OP: 8 Competition Policy
Research: Where do we Stand?
Author(s): Kai-Uwe Kühn, Paul Seabright and Alasdair Smith
Publication Date: July 1992
Abstract: This paper is intended to set out some views on current
and possible future directions in research on competition policy, in
order to elicit the reactions of both academics and policy-makers. The
purpose of this exercise is to enable the CEPR's initiative on 'Market
Structure, Industrial Organization and Competition Policy' to be
sensitive to the perceived needs of those making policy today - to
ensure that the questions we set out to answer are questions that matter
not just abstractly but also for practical decisions. It is organized as
follows. The introductory section defines the province of competition
policy and summarizes its central dilemmas.
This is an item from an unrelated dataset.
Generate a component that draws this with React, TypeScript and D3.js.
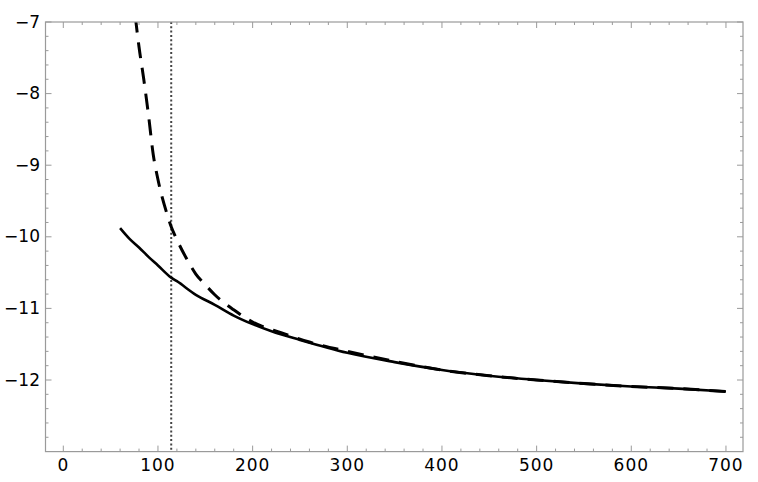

Then we discuss a number of
issues that arise when a firm has market power but do not necessarily
involve strategic interaction with particular competitors. we look at
the nature and definition of market power, at the market for corporate
control and its incentive effects, and at the nature of innovation and
the patent system. Next we look at a series of issues that involve the
relations between a firm and it's suppliers, distributors or
competitors. Finally we discuss a series of questions of institutional
design, concentrating particularly on the choice between rules and
discretion, and the question to what extent there should be separation
of powers between competition authorities and other branches of
government, or between the domestic authorities and those involved in
international issues such as the implementation of anti-dumping
provisions. Throughout the paper the aim will be to ask: What reasonably
robust prescriptions have emerged from competition policy research in
the last five or ten years? What are the most important unresolved
theoretical and empirical questions? And on which of these does it seem
feasible to make the most progress over the next few years?